Réemploi : l’imposer constitue-t-il une immixtion fautive du maître d’ouvrage ?
Bonjour ! Dans cette vidéo, je vous propose d’aborder le fait pour un maître d’ouvrage de stipuler dans les marchés la mise en œuvre d’élément issu du réemploi : est-ce constitutif d’une immixtion ?
La mise en œuvre d’éléments réemployés pour la construction d’un ouvrage s’inscrit dans une démarche de développement durable, qui à défaut d’être directement imposée par les textes, l’est peu à peu par le biais des dispositions sur la performance environnementale, toute entière tournée vers la diminution de l’empreinte carbone des constructions.
Pour satisfaire à ces nouvelles exigences, et parfois aussi dans un souci de communication, les Maitres d’ouvrage sont amenés dans les marchés à prévoir l’obligation pour les constructeurs de mettre en œuvre des éléments issus du réemploi.
Si nous laissons de côté la stipulation de clauses excluant la responsabilité, qui serait évidemment sans portée s’agissant des dispositions d’ordre public sur la responsabilité décennale, et je vous invite à vous reporter à l’article 1792-5 du Code Civil sur ce point, la question de l’immixtion est alors régulièrement posée.
Peut-on considérer que cette démarche serait constitutive d’une « immixtion fautive du maitre de l’ouvrage dans l’acte de construire », susceptible de justifier l’application d’une cause exonératoire de la responsabilité décennale, telle que prévue par l’Article 1792 du Code Civil ?

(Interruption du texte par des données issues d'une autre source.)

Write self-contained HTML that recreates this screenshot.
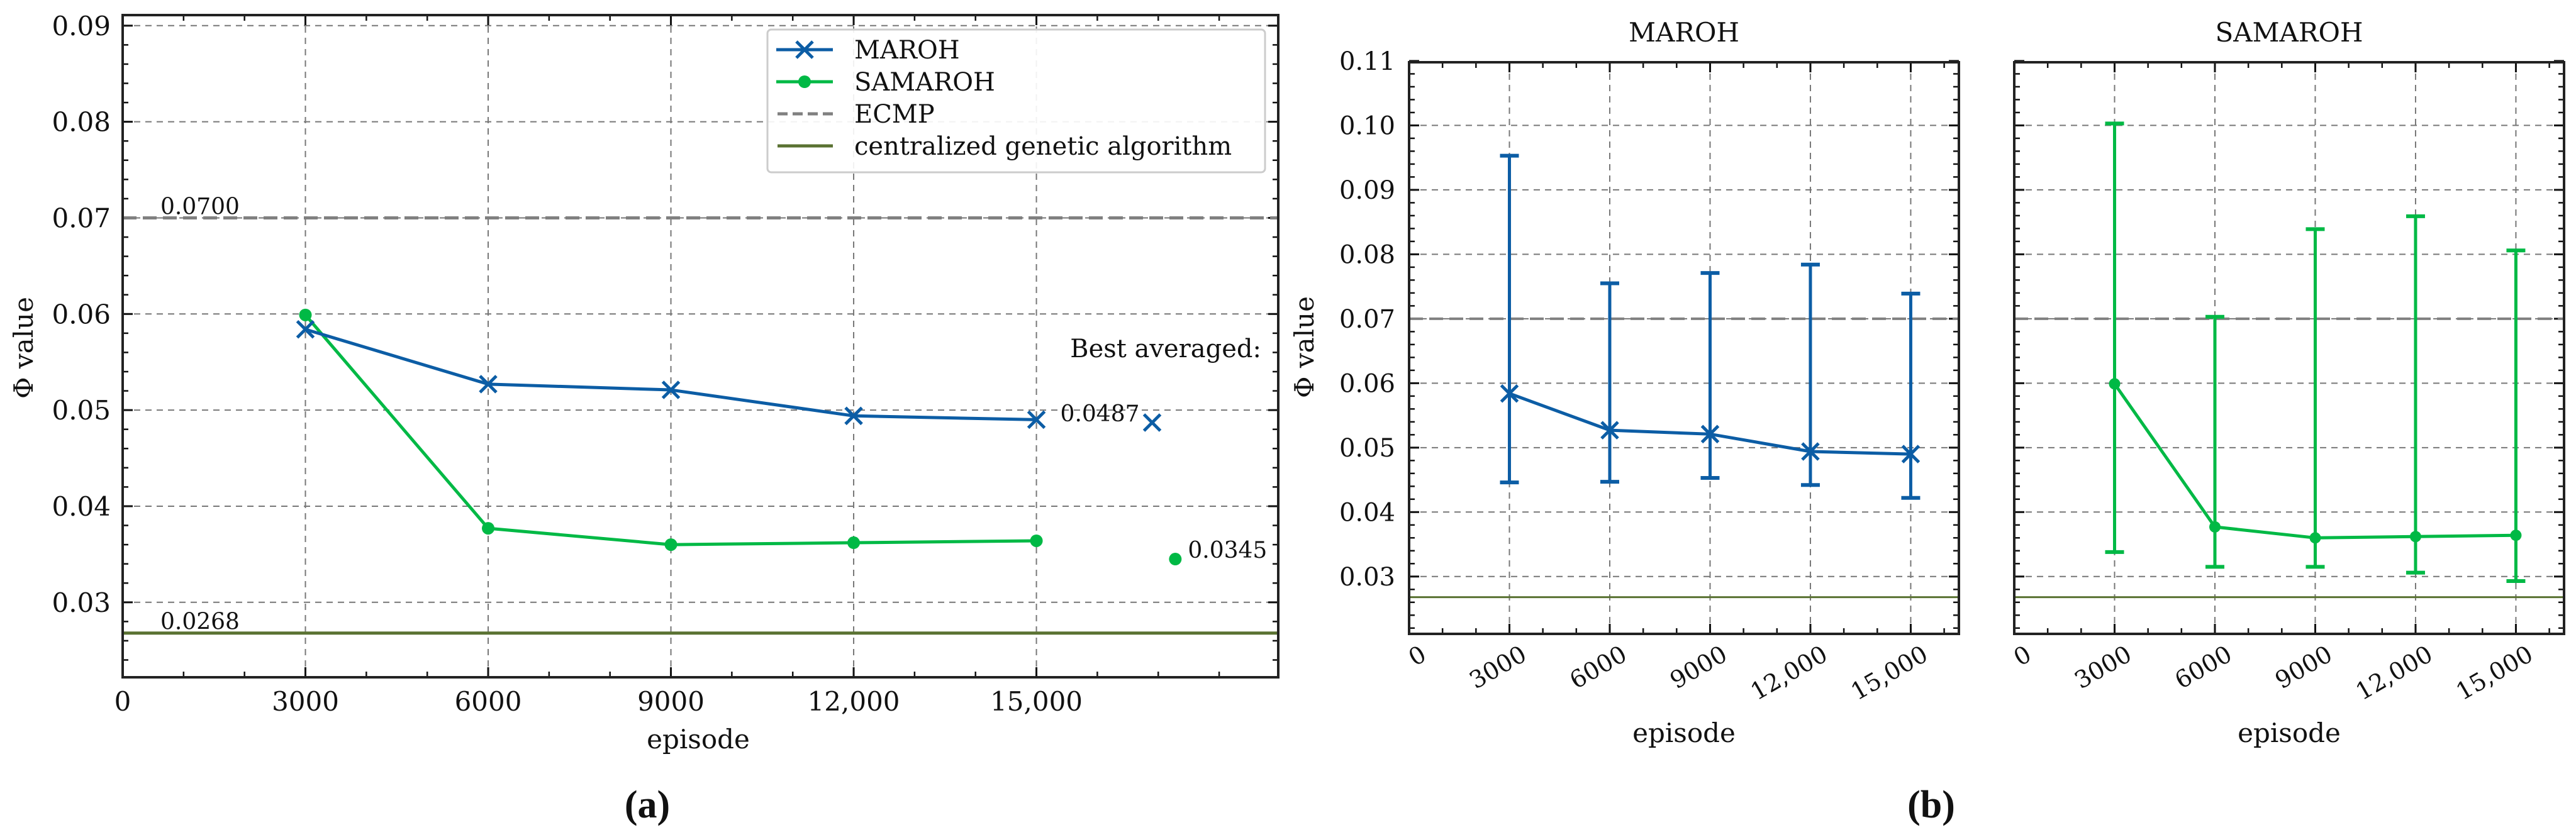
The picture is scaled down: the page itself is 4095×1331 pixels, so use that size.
<!DOCTYPE html>
<html><head><meta charset="utf-8">
<style>
html,body{margin:0;padding:0;background:#fff;}
svg{display:block;font-family:"DejaVu Serif","Liberation Serif",serif;}
</style></head>
<body>
<svg id="fig" width="4095" height="1331" viewBox="0 0 4095 1331" xmlns="http://www.w3.org/2000/svg"></svg>
<script>
// ---- data ----
const episodes = [3000, 6000, 9000, 12000, 15000];
const marohMean = [0.0584, 0.0527, 0.0521, 0.0494, 0.0490];
const samarohMean = [0.0599, 0.0377, 0.0360, 0.0362, 0.0364];
const marohUpper = [0.0953, 0.0755, 0.0771, 0.0784, 0.0739];
const marohLower = [0.0446, 0.0447, 0.0453, 0.0442, 0.0422];
const samarohUpper = [0.1003, 0.0703, 0.0839, 0.0859, 0.0806];
const samarohLower = [0.0338, 0.0315, 0.0315, 0.0306, 0.0293];
const ecmpValue = [0.0700];
const gaValue = [0.0268];
const bestEpisode = [16900, 17280];
const bestValue = [0.0487, 0.0345];
const bestLabels = ["0.0487", "0.0345"];
const xTicksA = [0, 3000, 6000, 9000, 12000, 15000];
const xTickLabels = ["0", "3000", "6000", "9000", "12,000", "15,000"];
const yTicksA = [0.03, 0.04, 0.05, 0.06, 0.07, 0.08, 0.09];
const yTickLabelsA = ["0.03", "0.04", "0.05", "0.06", "0.07", "0.08", "0.09"];
const yTicksB = [0.03, 0.04, 0.05, 0.06, 0.07, 0.08, 0.09, 0.10, 0.11];
const yTickLabelsB = ["0.03", "0.04", "0.05", "0.06", "0.07", "0.08", "0.09", "0.10", "0.11"];

const BLUE = "#0C5DA5", GREEN = "#00B945", OLIVE = "#5a7232", GRAY = "#808080";
const svg = document.getElementById('fig');
const NS = "http://www.w3.org/2000/svg";
function mk(tag, attrs, parent) {
  const e = document.createElementNS(NS, tag);
  for (const k in attrs) e.setAttribute(k, attrs[k]);
  (parent || svg).appendChild(e);
  return e;
}
function txt(str, attrs, parent) { const e = mk('text', attrs, parent); e.textContent = str; return e; }

function makeScale(d0, d1, r0, r1) { return v => r0 + (v - d0) / (d1 - d0) * (r1 - r0); }

function drawFrame(g, L, T, R, B, sx, sy, xmaj, xmin, ymaj, ymin) {
  xmaj.forEach(v => { const x = sx(v); if (x > L + 2 && x < R - 2) {
    const l = mk('line', {x1:x, y1:T, x2:x, y2:B, stroke:"#777", 'stroke-width':2, 'stroke-dasharray':"10,8"}, g);
    
    
  }});
  ymaj.forEach(v => { const y = sy(v); if (y > T + 2 && y < B - 2) {
    const l = mk('line', {x1:L, y1:y, x2:R, y2:y, stroke:"#777", 'stroke-width':2, 'stroke-dasharray':"10,8"}, g);
    
    
  }});
  xmaj.forEach(v => { const x = sx(v);
    mk('line', {x1:x, y1:B, x2:x, y2:B-16, stroke:"#111", 'stroke-width':3}, g);
    mk('line', {x1:x, y1:T, x2:x, y2:T+16, stroke:"#111", 'stroke-width':3}, g);
  });
  xmin.forEach(v => { const x = sx(v);
    mk('line', {x1:x, y1:B, x2:x, y2:B-9, stroke:"#111", 'stroke-width':2.5}, g);
    mk('line', {x1:x, y1:T, x2:x, y2:T+9, stroke:"#111", 'stroke-width':2.5}, g);
  });
  ymaj.forEach(v => { const y = sy(v);
    mk('line', {x1:L, y1:y, x2:L+16, y2:y, stroke:"#111", 'stroke-width':3}, g);
    mk('line', {x1:R, y1:y, x2:R-16, y2:y, stroke:"#111", 'stroke-width':3}, g);
  });
  ymin.forEach(v => { const y = sy(v);
    mk('line', {x1:L, y1:y, x2:L+9, y2:y, stroke:"#111", 'stroke-width':2.5}, g);
    mk('line', {x1:R, y1:y, x2:R-9, y2:y, stroke:"#111", 'stroke-width':2.5}, g);
  });
}
function frameRect(g, L, T, R, B) {
  const r = mk('rect', {x:L, y:T, width:R-L, height:B-T, fill:"none", stroke:"#222", 'stroke-width':4}, g);
  
  
}
function range(a, b, s) { const out = []; for (let v = a; v <= b + 1e-9; v += s) out.push(+v.toFixed(6)); return out; }
function xMarker(g, x, y, s, color, w) {
  mk('line', {x1:x-s, y1:y-s, x2:x+s, y2:y+s, stroke:color, 'stroke-width':w}, g);
  mk('line', {x1:x-s, y1:y+s, x2:x+s, y2:y-s, stroke:color, 'stroke-width':w}, g);
}
function polyline(g, xs, ys, color, w) {
  return mk('polyline', {points: xs.map((x,i)=>x+","+ys[i]).join(" "), fill:"none", stroke:color, 'stroke-width':w, 'stroke-linejoin':"round"}, g);
}

// ================= Panel (a) =================
(function(){
  const L=195, T=24, R=2032, B=1077;
  const sx = makeScale(0, 18970, L, R);
  const sy = makeScale(0.0222, 0.0911, B, T);
  const g = mk('g', {});
  
  
  drawFrame(g, L, T, R, B, sx, sy, xTicksA, range(1000, 18000, 1000), yTicksA, range(0.024, 0.090, 0.002));
  const e = mk('line', {x1:L, y1:sy(ecmpValue[0]), x2:R, y2:sy(ecmpValue[0]), stroke:GRAY, 'stroke-width':5, 'stroke-dasharray':"22,10"}, g);
  
  
  const ga = mk('line', {x1:L, y1:sy(gaValue[0]), x2:R, y2:sy(gaValue[0]), stroke:OLIVE, 'stroke-width':5}, g);
  
  
  const t1 = txt(ecmpValue[0].toFixed(4), {x:255, y:sy(ecmpValue[0])-6, 'font-size':36, fill:"#111"}, g);
  
  
  const t2 = txt(gaValue[0].toFixed(4), {x:255, y:sy(gaValue[0])-6, 'font-size':36, fill:"#111"}, g);
  
  
  const gl = polyline(g, episodes.map(sx), samarohMean.map(sy), GREEN, 5);
  
  
  const bl = polyline(g, episodes.map(sx), marohMean.map(sy), BLUE, 5);
  
  
  episodes.forEach((ep, i) => {
    const c = mk('circle', {cx:sx(ep), cy:sy(samarohMean[i]), r:10, fill:GREEN}, g);
    
    
    xMarker(g, sx(ep), sy(marohMean[i]), 13, BLUE, 5);
  });
  xMarker(g, sx(bestEpisode[0]), sy(bestValue[0]), 13, BLUE, 5);
  const bc = mk('circle', {cx:sx(bestEpisode[1]), cy:sy(bestValue[1]), r:10, fill:GREEN}, g);
  
  
  const b1 = txt(bestLabels[0], {x:sx(bestEpisode[0])-146, y:sy(bestValue[0])-2, 'font-size':36, fill:"#111"}, g);
  
  
  const b2 = txt(bestLabels[1], {x:sx(bestEpisode[1])+20, y:sy(bestValue[1])-2, 'font-size':36, fill:"#111"}, g);
  
  
  const ba = txt("Best averaged:", {x:2005, y:568, 'font-size':40, fill:"#111", 'text-anchor':"end"}, g);
  
  
  frameRect(g, L, T, R, B);
  yTicksA.forEach((v, i) => {
    const t = txt(yTickLabelsA[i], {x:176, y:sy(v)+15, 'font-size':42, 'text-anchor':"end", fill:"#111"}, g);
    
    
  });
  xTicksA.forEach((v, i) => {
    const t = txt(xTickLabels[i], {x:sx(v), y:1130, 'font-size':42, 'text-anchor':"middle", fill:"#111"}, g);
    
    
  });
  const yl = txt("Φ value", {x:0, y:0, 'font-size':42, 'text-anchor':"middle", fill:"#111", transform:"translate(52,553) rotate(-90)"}, g);
  
  
  const xl = txt("episode", {x:1110, y:1190, 'font-size':42, 'text-anchor':"middle", fill:"#111"}, g);
  
  
  const lg = mk('g', {}, g);
  
  
  mk('rect', {x:1220, y:47, width:791, height:227, rx:6, fill:"#fff", 'fill-opacity':0.9, stroke:"#ccc", 'stroke-width':3}, lg);
  const rows = [79, 130, 181, 232];
  const names = ["MAROH", "SAMAROH", "ECMP", "centralized genetic algorithm"];
  mk('line', {x1:1234, y1:rows[0], x2:1324, y2:rows[0], stroke:BLUE, 'stroke-width':5}, lg);
  xMarker(lg, 1279, rows[0], 13, BLUE, 5);
  mk('line', {x1:1234, y1:rows[1], x2:1324, y2:rows[1], stroke:GREEN, 'stroke-width':5}, lg);
  mk('circle', {cx:1279, cy:rows[1], r:10, fill:GREEN}, lg);
  mk('line', {x1:1236, y1:rows[2], x2:1324, y2:rows[2], stroke:GRAY, 'stroke-width':5, 'stroke-dasharray':"16,8"}, lg);
  mk('line', {x1:1236, y1:rows[3], x2:1324, y2:rows[3], stroke:OLIVE, 'stroke-width':5}, lg);
  names.forEach((n, i) => {
    const t = txt(n, {x:1358, y:rows[i]+14, 'font-size':40, fill:"#111"}, lg);
    
    
  });
  const lab = txt("(a)", {x:1029, y:1300, 'font-size':62, 'font-weight':"bold", 'text-anchor':"middle", fill:"#111", 'font-family':"Liberation Serif, serif"}, g);
  
  
})();

// ================= Panel (b) =================
function subPanel(L, title, mean, upper, lower, color, marker, showY, name) {
  const T=99, R=L+874, B=1008;
  const sx = makeScale(0, 16440, L, R);
  const sy = makeScale(0.0211, 0.1098, B, T);
  const g = mk('g', {});
  
  
  drawFrame(g, L, T, R, B, sx, sy, xTicksA, range(1000, 16000, 1000), yTicksB, range(0.022, 0.108, 0.002));
  const e = mk('line', {x1:L, y1:sy(ecmpValue[0]), x2:R, y2:sy(ecmpValue[0]), stroke:GRAY, 'stroke-width':4, 'stroke-dasharray':"22,10"}, g);
  
  
  const ga = mk('line', {x1:L, y1:sy(gaValue[0]), x2:R, y2:sy(gaValue[0]), stroke:OLIVE, 'stroke-width':3}, g);
  
  
  episodes.forEach((ep, i) => {
    const x = sx(ep);
    const eb = mk('line', {x1:x, y1:sy(upper[i]), x2:x, y2:sy(lower[i]), stroke:color, 'stroke-width':5}, g);
    
    
    mk('line', {x1:x-15, y1:sy(upper[i]), x2:x+15, y2:sy(upper[i]), stroke:color, 'stroke-width':6}, g);
    mk('line', {x1:x-15, y1:sy(lower[i]), x2:x+15, y2:sy(lower[i]), stroke:color, 'stroke-width':6}, g);
  });
  const pl = polyline(g, episodes.map(sx), mean.map(sy), color, 5);
  
  
  episodes.forEach((ep, i) => {
    if (marker === 'x') xMarker(g, sx(ep), sy(mean[i]), 13, color, 5);
    else {
      const c = mk('circle', {cx:sx(ep), cy:sy(mean[i]), r:9, fill:color}, g);
      
      
    }
  });
  frameRect(g, L, T, R, B);
  const tt = txt(title, {x:(L+R)/2, y:66, 'font-size':42, 'text-anchor':"middle", fill:"#111"}, g);
  
  
  if (showY) {
    yTicksB.forEach((v, i) => {
      const t = txt(yTickLabelsB[i], {x:L-22, y:sy(v)+14, 'font-size':40, 'text-anchor':"end", fill:"#111"}, g);
      
      
    });
    const yl = txt("Φ value", {x:0, y:0, 'font-size':42, 'text-anchor':"middle", fill:"#111", transform:"translate(2088,552) rotate(-90)"}, g);
    
    
  }
  xTicksA.forEach((v, i) => {
    const t = txt(xTickLabels[i], {x:0, y:0, 'font-size':38, 'text-anchor':"end", fill:"#111", transform:"translate("+(sx(v)+30)+",1048) rotate(-30)"}, g);
    
    
  });
  const xl = txt("episode", {x:(L+R)/2, y:1180, 'font-size':42, 'text-anchor':"middle", fill:"#111"}, g);
  
  
}
subPanel(2240, "MAROH", marohMean, marohUpper, marohLower, BLUE, 'x', true, 'panel-b-maroh');
subPanel(3202, "SAMAROH", samarohMean, samarohUpper, samarohLower, GREEN, 'o', false, 'panel-b-samaroh');
const labB = txt("(b)", {x:3070, y:1300, 'font-size':62, 'font-weight':"bold", 'text-anchor':"middle", fill:"#111", 'font-family':"Liberation Serif, serif"});


</script>
</body></html>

Si une réponse positive semble s’imposer intuitivement, la réalité juridique se révèle tout autre et ce, pour au moins deux raisons :
1ère raison : l’immixtion doit être fautive
Pourrait-on concevoir comme fautif, le fait pour un maitre d’ouvrage, sous le contrôle du maitre d’œuvre d’exécution, de proposer à la signature d’une entreprise, un marché de travaux lui faisant obligation de mettre en oeuvre pour partie des éléments réemployés pour réaliser l’ouvrage qu’il sera appelé à réaliser sous sa responsabilité ?
La Cour de cassation a eu récemment l’occasion de répondre par la négative à cette question, alors même que l’intervention du maitre d’ouvrage se situait après la signature du marché.
Aux termes d’un arrêt de février 2020, la Cour a prononcé la cassation d’un arrêt rendu par une Cour d’Appel qui avait considéré comme constitutif d’une immixtion, le fait pour un maitre d’ouvrage d’exprimer des souhaits, au cours de l’exécution du marché, alors « qu’il appartenait aux constructeurs de refuser s’ils les estimaient inconcevables techniquement ».
Civ 3ème 13 février 2020 N° 19-10.294
On peut rappeler à cet égard que le contrat de louage d’ouvrage n’est pas un contrat de travail et que le locateur d’ouvrage exécute ses travaux en toute liberté à la différence du salarié lié au commettant par un lien de subordination.
On imagine qu’a fortiori, si le souhait était exprimé avant même la signature du marché, rien n’obligerait l’entrepreneur à signer.
Nous ne sommes même pas ici en présence d’un maitre d’ouvrage qui se réserve la maitrise d’œuvre, puisqu’il agit sous le contrôle de la maitrise d’œuvre à qui il a exprimé son souhait.
On retrouve le même raisonnement dans l’hypothèse où le Maitre d’ouvrage, outre le fait d’imposer les matériaux, les fournit à l’entreprise après les avoir achetés lui-même.
Civ 3ème 19 septembre 2019 N° 18-15.710
Cela s’ajoute à la longue liste des arrêts particulièrement restrictifs pour admettre l’immixtion, sur l’absence de compétence notoire du promoteur dans l’acte de construire.
2ème raison : l’immixtion doit être le fait d’un maitre d’ouvrage notoirement compétent dans l’art de construire
Les promoteurs sont compétents dans l’art du montage d’une opération, mais absolument pas dans l’art de construire.
Dès lors leurs interventions sont sans conséquence sur la responsabilité des constructeurs.
Un arrêt rendu en 2016 par la Cour de Cassation avait ainsi énoncé que « la SCI, promoteur immobilier, était un professionnel de l’immobilier mais pas un professionnel de la construction ».
Civ 3ème 4 février 2016 N° 14-29.347
Ces deux raisons font qu’il est fort probable qu’imposer le réemploi ne serait pas considéré comme une immixtion fautive du maître d’ouvrage par la jurisprudence.